--- START ---

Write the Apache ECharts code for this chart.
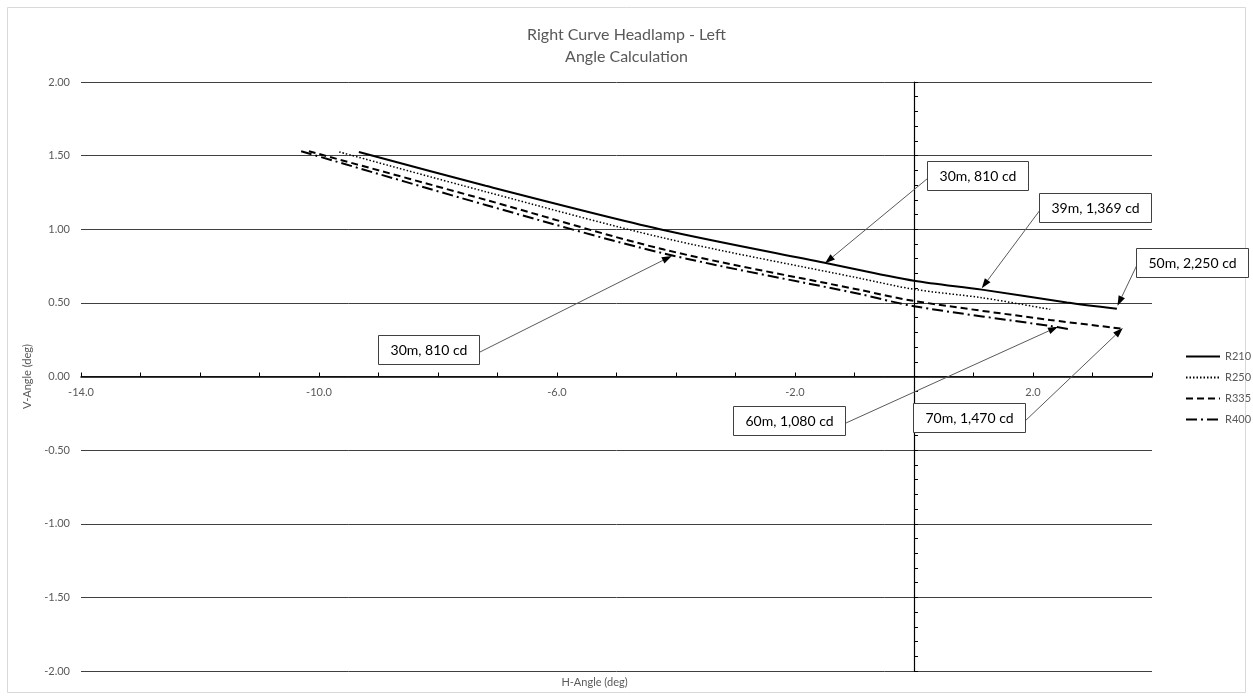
<!DOCTYPE html>
<html>
<head>
<meta charset="utf-8">
<script src="https://cdn.jsdelivr.net/npm/echarts@6/dist/echarts.min.js"></script>
<style>html,body{margin:0;padding:0;background:#fff}#c{width:1253px;height:700px}</style>
</head>
<body>
<div id="c"></div>
<script>
// ---- data ----
const seriesNames = ['R210', 'R250', 'R335', 'R400'];
const r210H = [-9.33, -7.2, -4.27, -1.5, 0, 1.14, 2.57, 3.41];
const r210V = [1.525, 1.295, 1.0, 0.772, 0.65, 0.59, 0.503, 0.46];
const r250H = [-9.66, -7.2, -4.2, -0.91, 0, 1.14, 2.29];
const r250V = [1.525, 1.255, 0.94, 0.667, 0.592, 0.535, 0.456];
const r335H = [-10.17, -7.2, -4.2, -0.91, 0, 2.29, 3.5];
const r335V = [1.53, 1.2, 0.862, 0.588, 0.513, 0.384, 0.325];
const r400H = [-10.3, -7.2, -4.2, -0.91, 0, 2.29, 2.6];
const r400V = [1.53, 1.165, 0.835, 0.56, 0.477, 0.343, 0.322];
const xTickLabels = [-14, -10, -6, -2, 2];
const annTexts = ['30m, 810 cd', '39m, 1,369 cd', '50m, 2,250 cd', '30m, 810 cd', '60m, 1,080 cd', '70m, 1,470 cd'];
const annTargetH = [-1.496, 1.138, 3.42, -4.07, 2.42, 3.51];
const annTargetV = [0.769, 0.599, 0.48, 0.819, 0.338, 0.329];
const annBoxH = [1.067, 3.045, 4.67, -8.163, -2.106, 0.924];
const annBoxV = [1.365, 1.146, 0.771, 0.185, -0.297, -0.279];

// ---- chart ----
const FONT = 'Lato, "Liberation Sans", sans-serif';
const zip = (h, v) => h.map((x, i) => [x, v[i]]);
const lineStyles = [
  { color: '#000', type: 'solid', width: 2 },
  { color: '#000', type: [1.5, 2], width: 1.5 },
  { color: '#000', type: [7, 4], width: 2 },
  { color: '#000', type: [11, 4, 2, 4], width: 2 }
];
const seriesData = [zip(r210H, r210V), zip(r250H, r250V), zip(r335H, r335V), zip(r400H, r400V)];

const chart = echarts.init(document.getElementById('c'));
const option = {
  animation: false,
  backgroundColor: '#fff',
  textStyle: { fontFamily: FONT },
  title: {
    text: 'Right Curve Headlamp - Left\nAngle Calculation',
    left: 'center', top: 19,
    textStyle: { fontSize: 16, fontWeight: 'normal', color: '#595959', lineHeight: 22, fontFamily: FONT }
  },
  legend: {
    orient: 'vertical', left: 1180, top: 346,
    itemWidth: 34, itemHeight: 12, itemGap: 10,
    itemStyle: { opacity: 0 },
    textStyle: { fontSize: 11, color: '#595959', fontFamily: FONT },
    data: seriesNames
  },
  grid: { left: 81, right: 101, top: 82, bottom: 29 },
  xAxis: [
    {
      type: 'value', min: -14, max: 4, interval: 1, position: 'bottom',
      axisLine: { onZero: false, lineStyle: { color: '#000', width: 1.5 } },
      axisTick: { inside: true, length: 4, lineStyle: { color: '#000' } },
      axisLabel: {
        formatter: v => (xTickLabels.indexOf(v) >= 0 ? v.toFixed(1) : ''),
        color: '#595959', fontSize: 11, margin: 10, fontFamily: FONT
      },
      splitLine: { show: false }
    },
    {
      type: 'value', position: 'bottom', min: -14, max: 4,
      axisLine: { show: false, onZero: false }, axisTick: { show: false },
      axisLabel: { show: false }, splitLine: { show: false },
      name: 'H-Angle (deg)', nameLocation: 'middle', nameGap: 6,
      nameTextStyle: { color: '#595959', fontSize: 11, padding: [0, 44, 0, 0], fontFamily: FONT }
    }
  ],
  yAxis: [
    {
      type: 'value', min: -2, max: 2, interval: 0.5, position: 'left',
      axisLine: { show: false, onZero: false }, axisTick: { show: false },
      axisLabel: { formatter: v => v.toFixed(2), color: '#595959', fontSize: 11, margin: 11, fontFamily: FONT },
      splitLine: { show: true, lineStyle: { color: '#404040', width: 1 } },
      name: 'V-Angle (deg)', nameLocation: 'middle', nameGap: 31,
      nameTextStyle: { color: '#595959', fontSize: 11, fontFamily: FONT }
    },
    {
      type: 'value', min: -2, max: 2, interval: 0.1, position: 'left',
      axisLine: { show: true, onZero: true, lineStyle: { color: '#000', width: 1.2 } },
      axisTick: { inside: true, length: 4, lineStyle: { color: '#000' } },
      axisLabel: { show: false }, splitLine: { show: false }
    }
  ],
  series: seriesNames.map((n, i) => ({
    name: n, type: 'line', xAxisIndex: 0, yAxisIndex: 0,
    data: seriesData[i], showSymbol: false, symbol: 'none',
    smooth: 0.3, lineStyle: lineStyles[i], itemStyle: { color: '#000' }
  }))
};
chart.setOption(option);

// move the x axis (line, ticks, labels) to V = 0 using the y scale
const yZeroPx = chart.convertToPixel({ yAxisIndex: 0 }, 0);
const yBottomPx = chart.convertToPixel({ yAxisIndex: 0 }, -2);
chart.setOption({ xAxis: [{ offset: yZeroPx - yBottomPx }, {}] });

// ---- annotations (boxes + arrows) placed through the axes ----
const measureCtx = document.createElement('canvas').getContext('2d');
const annFont = '14px ' + FONT;
measureCtx.font = annFont;
const els = [];
const boxEls = [];
annTexts.forEach((t, i) => {
  const tip = chart.convertToPixel({ xAxisIndex: 0, yAxisIndex: 0 }, [annTargetH[i], annTargetV[i]]);
  const c = chart.convertToPixel({ xAxisIndex: 0, yAxisIndex: 0 }, [annBoxH[i], annBoxV[i]]);
  const bw = Math.round(measureCtx.measureText(t).width + 24);
  const bh = 29;
  const bx = Math.round(c[0] - bw / 2) + 0.5, by = Math.round(c[1] - bh / 2) + 0.5;
  const sx = tip[0] > c[0] ? bx + bw : bx;
  const sy = c[1] + 3;
  const dx = tip[0] - sx, dy = tip[1] - sy;
  const len = Math.sqrt(dx * dx + dy * dy);
  const ux = dx / len, uy = dy / len, nx = -uy, ny = ux;
  const L = 10, W = 7;
  const bxp = tip[0] - ux * L, byp = tip[1] - uy * L;
  els.push({
    type: 'line', silent: true, z: 100,
    shape: { x1: sx, y1: sy, x2: bxp, y2: byp },
    style: { stroke: '#595959', lineWidth: 1 }
  });
  els.push({
    type: 'polygon', silent: true, z: 101,
    shape: { points: [[tip[0], tip[1]], [bxp + nx * W / 2, byp + ny * W / 2], [bxp - nx * W / 2, byp - ny * W / 2]] },
    style: { fill: '#000' }
  });
  boxEls.push({
    type: 'rect', silent: true, z: 102,
    shape: { x: bx, y: by, width: bw, height: bh },
    style: { fill: '#fff', stroke: '#404040', lineWidth: 1 }
  });
  boxEls.push({
    type: 'text', silent: true, z: 103,
    style: { text: t, x: bx + bw / 2, y: by + bh / 2, align: 'center', verticalAlign: 'middle', font: annFont, fill: '#000' }
  });
});
els.push({
  type: 'rect', silent: true, z: 0,
  shape: { x: 7.5, y: 7.5, width: 1238, height: 685 },
  style: { fill: 'none', stroke: '#d9d9d9', lineWidth: 1 }
});
chart.setOption({ graphic: els.concat(boxEls) });
</script>
</body>
</html>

--- END ---

● **WHAT THE EXERCISE ASKS**
Pictures are to be left out; repeat all the remaining data exactly.

● **OUTPUT OF THE EXERCISE**
Write the Apache ECharts code for this chart.
<!DOCTYPE html>
<html>
<head>
<meta charset="utf-8">
<script src="https://cdn.jsdelivr.net/npm/echarts@6/dist/echarts.min.js"></script>
<style>html,body{margin:0;padding:0;background:#fff}#c{width:1253px;height:700px}</style>
</head>
<body>
<div id="c"></div>
<script>
// ---- data ----
const seriesNames = ['R210', 'R250', 'R335', 'R400'];
const r210H = [-9.33, -7.2, -4.27, -1.5, 0, 1.14, 2.57, 3.41];
const r210V = [1.525, 1.295, 1.0, 0.772, 0.65, 0.59, 0.503, 0.46];
const r250H = [-9.66, -7.2, -4.2, -0.91, 0, 1.14, 2.29];
const r250V = [1.525, 1.255, 0.94, 0.667, 0.592, 0.535, 0.456];
const r335H = [-10.17, -7.2, -4.2, -0.91, 0, 2.29, 3.5];
const r335V = [1.53, 1.2, 0.862, 0.588, 0.513, 0.384, 0.325];
const r400H = [-10.3, -7.2, -4.2, -0.91, 0, 2.29, 2.6];
const r400V = [1.53, 1.165, 0.835, 0.56, 0.477, 0.343, 0.322];
const xTickLabels = [-14, -10, -6, -2, 2];
const annTexts = ['30m, 810 cd', '39m, 1,369 cd', '50m, 2,250 cd', '30m, 810 cd', '60m, 1,080 cd', '70m, 1,470 cd'];
const annTargetH = [-1.496, 1.138, 3.42, -4.07, 2.42, 3.51];
const annTargetV = [0.769, 0.599, 0.48, 0.819, 0.338, 0.329];
const annBoxH = [1.067, 3.045, 4.67, -8.163, -2.106, 0.924];
const annBoxV = [1.365, 1.146, 0.771, 0.185, -0.297, -0.279];

// ---- chart ----
const FONT = 'Lato, "Liberation Sans", sans-serif';
const zip = (h, v) => h.map((x, i) => [x, v[i]]);
const lineStyles = [
  { color: '#000', type: 'solid', width: 2 },
  { color: '#000', type: [1.5, 2], width: 1.5 },
  { color: '#000', type: [7, 4], width: 2 },
  { color: '#000', type: [11, 4, 2, 4], width: 2 }
];
const seriesData = [zip(r210H, r210V), zip(r250H, r250V), zip(r335H, r335V), zip(r400H, r400V)];

const chart = echarts.init(document.getElementById('c'));
const option = {
  animation: false,
  backgroundColor: '#fff',
  textStyle: { fontFamily: FONT },
  title: {
    text: 'Right Curve Headlamp - Left\nAngle Calculation',
    left: 'center', top: 19,
    textStyle: { fontSize: 16, fontWeight: 'normal', color: '#595959', lineHeight: 22, fontFamily: FONT }
  },
  legend: {
    orient: 'vertical', left: 1180, top: 346,
    itemWidth: 34, itemHeight: 12, itemGap: 10,
    itemStyle: { opacity: 0 },
    textStyle: { fontSize: 11, color: '#595959', fontFamily: FONT },
    data: seriesNames
  },
  grid: { left: 81, right: 101, top: 82, bottom: 29 },
  xAxis: [
    {
      type: 'value', min: -14, max: 4, interval: 1, position: 'bottom',
      axisLine: { onZero: false, lineStyle: { color: '#000', width: 1.5 } },
      axisTick: { inside: true, length: 4, lineStyle: { color: '#000' } },
      axisLabel: {
        formatter: v => (xTickLabels.indexOf(v) >= 0 ? v.toFixed(1) : ''),
        color: '#595959', fontSize: 11, margin: 10, fontFamily: FONT
      },
      splitLine: { show: false }
    },
    {
      type: 'value', position: 'bottom', min: -14, max: 4,
      axisLine: { show: false, onZero: false }, axisTick: { show: false },
      axisLabel: { show: false }, splitLine: { show: false },
      name: 'H-Angle (deg)', nameLocation: 'middle', nameGap: 6,
      nameTextStyle: { color: '#595959', fontSize: 11, padding: [0, 44, 0, 0], fontFamily: FONT }
    }
  ],
  yAxis: [
    {
      type: 'value', min: -2, max: 2, interval: 0.5, position: 'left',
      axisLine: { show: false, onZero: false }, axisTick: { show: false },
      axisLabel: { formatter: v => v.toFixed(2), color: '#595959', fontSize: 11, margin: 11, fontFamily: FONT },
      splitLine: { show: true, lineStyle: { color: '#404040', width: 1 } },
      name: 'V-Angle (deg)', nameLocation: 'middle', nameGap: 31,
      nameTextStyle: { color: '#595959', fontSize: 11, fontFamily: FONT }
    },
    {
      type: 'value', min: -2, max: 2, interval: 0.1, position: 'left',
      axisLine: { show: true, onZero: true, lineStyle: { color: '#000', width: 1.2 } },
      axisTick: { inside: true, length: 4, lineStyle: { color: '#000' } },
      axisLabel: { show: false }, splitLine: { show: false }
    }
  ],
  series: seriesNames.map((n, i) => ({
    name: n, type: 'line', xAxisIndex: 0, yAxisIndex: 0,
    data: seriesData[i], showSymbol: false, symbol: 'none',
    smooth: 0.3, lineStyle: lineStyles[i], itemStyle: { color: '#000' }
  }))
};
chart.setOption(option);

// move the x axis (line, ticks, labels) to V = 0 using the y scale
const yZeroPx = chart.convertToPixel({ yAxisIndex: 0 }, 0);
const yBottomPx = chart.convertToPixel({ yAxisIndex: 0 }, -2);
chart.setOption({ xAxis: [{ offset: yZeroPx - yBottomPx }, {}] });

// ---- annotations (boxes + arrows) placed through the axes ----
const measureCtx = document.createElement('canvas').getContext('2d');
const annFont = '14px ' + FONT;
measureCtx.font = annFont;
const els = [];
const boxEls = [];
annTexts.forEach((t, i) => {
  const tip = chart.convertToPixel({ xAxisIndex: 0, yAxisIndex: 0 }, [annTargetH[i], annTargetV[i]]);
  const c = chart.convertToPixel({ xAxisIndex: 0, yAxisIndex: 0 }, [annBoxH[i], annBoxV[i]]);
  const bw = Math.round(measureCtx.measureText(t).width + 24);
  const bh = 29;
  const bx = Math.round(c[0] - bw / 2) + 0.5, by = Math.round(c[1] - bh / 2) + 0.5;
  const sx = tip[0] > c[0] ? bx + bw : bx;
  const sy = c[1] + 3;
  const dx = tip[0] - sx, dy = tip[1] - sy;
  const len = Math.sqrt(dx * dx + dy * dy);
  const ux = dx / len, uy = dy / len, nx = -uy, ny = ux;
  const L = 10, W = 7;
  const bxp = tip[0] - ux * L, byp = tip[1] - uy * L;
  els.push({
    type: 'line', silent: true, z: 100,
    shape: { x1: sx, y1: sy, x2: bxp, y2: byp },
    style: { stroke: '#595959', lineWidth: 1 }
  });
  els.push({
    type: 'polygon', silent: true, z: 101,
    shape: { points: [[tip[0], tip[1]], [bxp + nx * W / 2, byp + ny * W / 2], [bxp - nx * W / 2, byp - ny * W / 2]] },
    style: { fill: '#000' }
  });
  boxEls.push({
    type: 'rect', silent: true, z: 102,
    shape: { x: bx, y: by, width: bw, height: bh },
    style: { fill: '#fff', stroke: '#404040', lineWidth: 1 }
  });
  boxEls.push({
    type: 'text', silent: true, z: 103,
    style: { text: t, x: bx + bw / 2, y: by + bh / 2, align: 'center', verticalAlign: 'middle', font: annFont, fill: '#000' }
  });
});
els.push({
  type: 'rect', silent: true, z: 0,
  shape: { x: 7.5, y: 7.5, width: 1238, height: 685 },
  style: { fill: 'none', stroke: '#d9d9d9', lineWidth: 1 }
});
chart.setOption({ graphic: els.concat(boxEls) });
</script>
</body>
</html>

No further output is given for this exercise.